==== Input rows

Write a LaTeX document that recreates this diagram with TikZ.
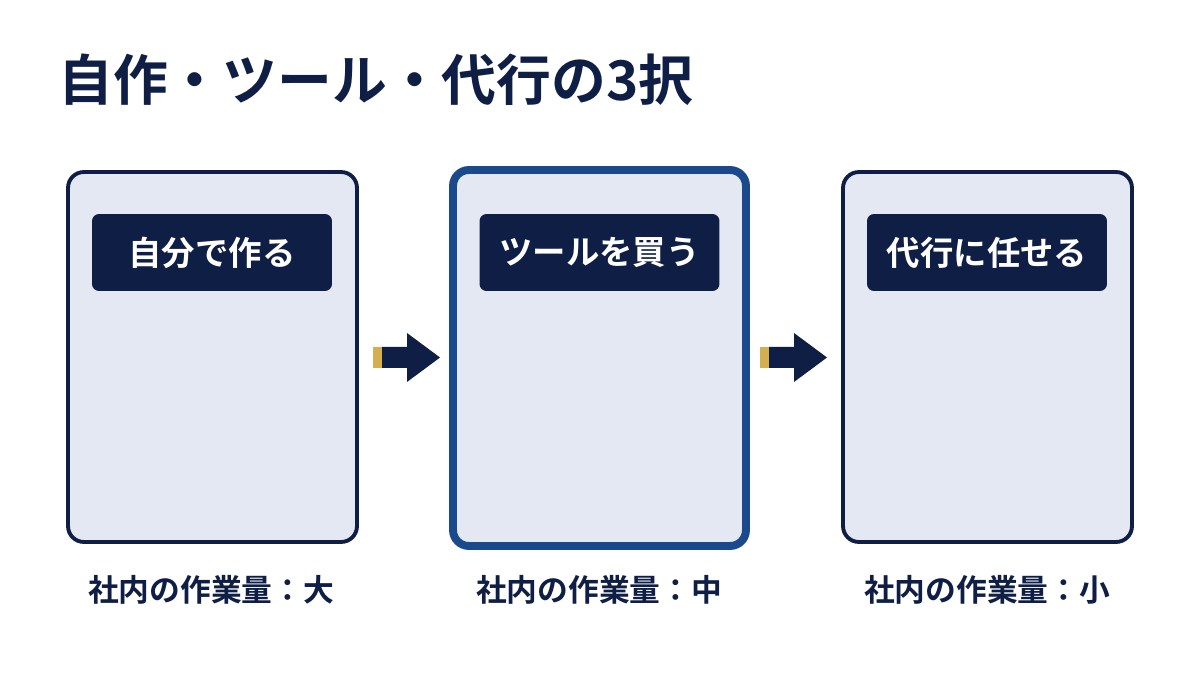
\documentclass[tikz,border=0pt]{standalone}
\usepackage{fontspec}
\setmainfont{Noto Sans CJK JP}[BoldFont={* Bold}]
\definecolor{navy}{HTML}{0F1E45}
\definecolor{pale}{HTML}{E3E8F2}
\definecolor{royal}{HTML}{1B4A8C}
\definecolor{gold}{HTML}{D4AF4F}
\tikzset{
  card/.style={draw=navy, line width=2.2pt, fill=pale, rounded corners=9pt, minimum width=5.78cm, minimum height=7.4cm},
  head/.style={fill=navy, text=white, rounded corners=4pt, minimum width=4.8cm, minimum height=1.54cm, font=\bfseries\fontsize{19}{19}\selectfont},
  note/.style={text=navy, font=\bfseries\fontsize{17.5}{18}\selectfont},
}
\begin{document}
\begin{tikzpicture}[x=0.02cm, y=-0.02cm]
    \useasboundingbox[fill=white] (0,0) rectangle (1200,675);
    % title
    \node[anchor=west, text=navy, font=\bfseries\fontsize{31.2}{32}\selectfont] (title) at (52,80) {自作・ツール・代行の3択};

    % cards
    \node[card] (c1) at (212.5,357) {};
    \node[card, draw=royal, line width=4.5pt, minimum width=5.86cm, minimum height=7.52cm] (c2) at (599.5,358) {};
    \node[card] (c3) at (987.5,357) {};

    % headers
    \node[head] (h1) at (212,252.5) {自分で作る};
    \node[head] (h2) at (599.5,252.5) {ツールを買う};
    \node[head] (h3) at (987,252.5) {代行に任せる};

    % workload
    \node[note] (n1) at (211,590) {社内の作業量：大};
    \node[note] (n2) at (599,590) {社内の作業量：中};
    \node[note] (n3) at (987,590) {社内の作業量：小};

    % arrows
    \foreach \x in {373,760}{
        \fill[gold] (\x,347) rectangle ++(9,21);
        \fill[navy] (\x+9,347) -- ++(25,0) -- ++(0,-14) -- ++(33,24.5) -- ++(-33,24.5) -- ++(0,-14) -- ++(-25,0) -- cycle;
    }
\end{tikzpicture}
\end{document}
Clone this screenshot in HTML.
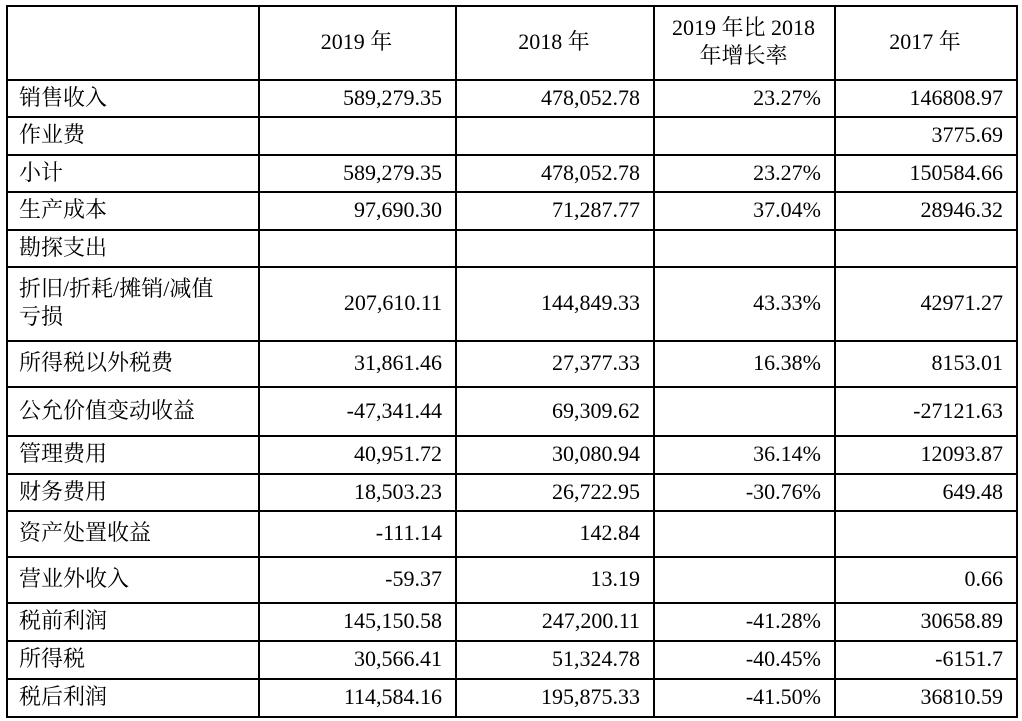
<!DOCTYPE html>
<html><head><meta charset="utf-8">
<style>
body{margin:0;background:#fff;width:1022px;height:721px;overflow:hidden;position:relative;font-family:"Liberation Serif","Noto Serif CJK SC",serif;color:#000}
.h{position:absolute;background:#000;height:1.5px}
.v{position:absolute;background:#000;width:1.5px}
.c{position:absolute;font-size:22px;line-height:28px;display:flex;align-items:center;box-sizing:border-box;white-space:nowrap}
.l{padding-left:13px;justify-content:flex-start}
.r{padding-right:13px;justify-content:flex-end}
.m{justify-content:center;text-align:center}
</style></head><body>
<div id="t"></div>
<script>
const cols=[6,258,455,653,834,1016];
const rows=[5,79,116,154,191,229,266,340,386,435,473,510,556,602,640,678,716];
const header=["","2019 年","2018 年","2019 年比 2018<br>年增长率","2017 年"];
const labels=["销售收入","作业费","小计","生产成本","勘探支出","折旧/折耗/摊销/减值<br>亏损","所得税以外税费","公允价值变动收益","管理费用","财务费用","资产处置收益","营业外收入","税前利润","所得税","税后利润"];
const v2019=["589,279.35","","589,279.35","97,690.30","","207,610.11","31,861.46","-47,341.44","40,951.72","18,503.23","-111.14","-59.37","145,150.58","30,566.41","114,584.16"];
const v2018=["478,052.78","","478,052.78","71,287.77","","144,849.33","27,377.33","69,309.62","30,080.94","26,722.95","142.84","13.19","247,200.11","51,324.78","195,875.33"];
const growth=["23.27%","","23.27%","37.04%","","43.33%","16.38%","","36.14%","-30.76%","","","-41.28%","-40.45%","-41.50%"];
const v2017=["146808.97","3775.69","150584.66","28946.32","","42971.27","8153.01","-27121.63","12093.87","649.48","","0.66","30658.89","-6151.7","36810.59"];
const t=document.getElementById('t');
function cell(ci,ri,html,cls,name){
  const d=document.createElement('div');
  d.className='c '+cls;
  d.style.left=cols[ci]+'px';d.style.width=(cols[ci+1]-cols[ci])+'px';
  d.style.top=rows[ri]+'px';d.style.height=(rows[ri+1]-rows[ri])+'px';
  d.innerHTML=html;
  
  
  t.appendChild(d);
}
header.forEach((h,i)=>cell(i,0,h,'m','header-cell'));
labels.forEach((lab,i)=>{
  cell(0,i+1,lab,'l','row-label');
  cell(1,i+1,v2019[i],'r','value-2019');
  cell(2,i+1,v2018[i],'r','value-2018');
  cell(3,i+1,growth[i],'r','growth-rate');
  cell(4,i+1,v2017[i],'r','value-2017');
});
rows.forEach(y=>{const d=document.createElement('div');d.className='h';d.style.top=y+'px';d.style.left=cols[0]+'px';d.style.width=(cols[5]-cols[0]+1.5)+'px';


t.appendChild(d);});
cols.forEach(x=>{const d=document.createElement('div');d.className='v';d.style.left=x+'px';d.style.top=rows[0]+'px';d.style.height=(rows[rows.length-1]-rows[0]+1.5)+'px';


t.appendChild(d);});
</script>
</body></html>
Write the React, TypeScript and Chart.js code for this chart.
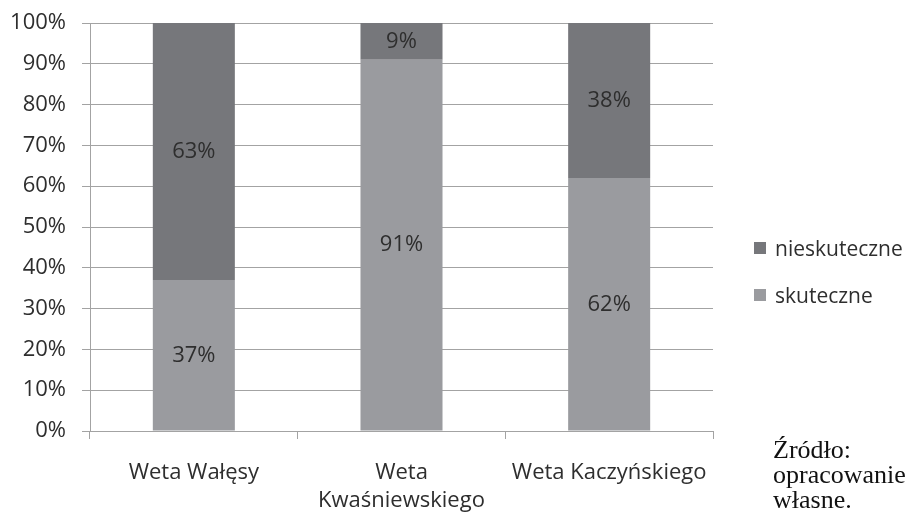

========

Which lines above contain "this"? Show each of them.

The solution
Write a LaTeX document that recreates this diagram with TikZ.
Clone this screenshot in HTML.
Write the React, TypeScript and Chart.js code for this chart.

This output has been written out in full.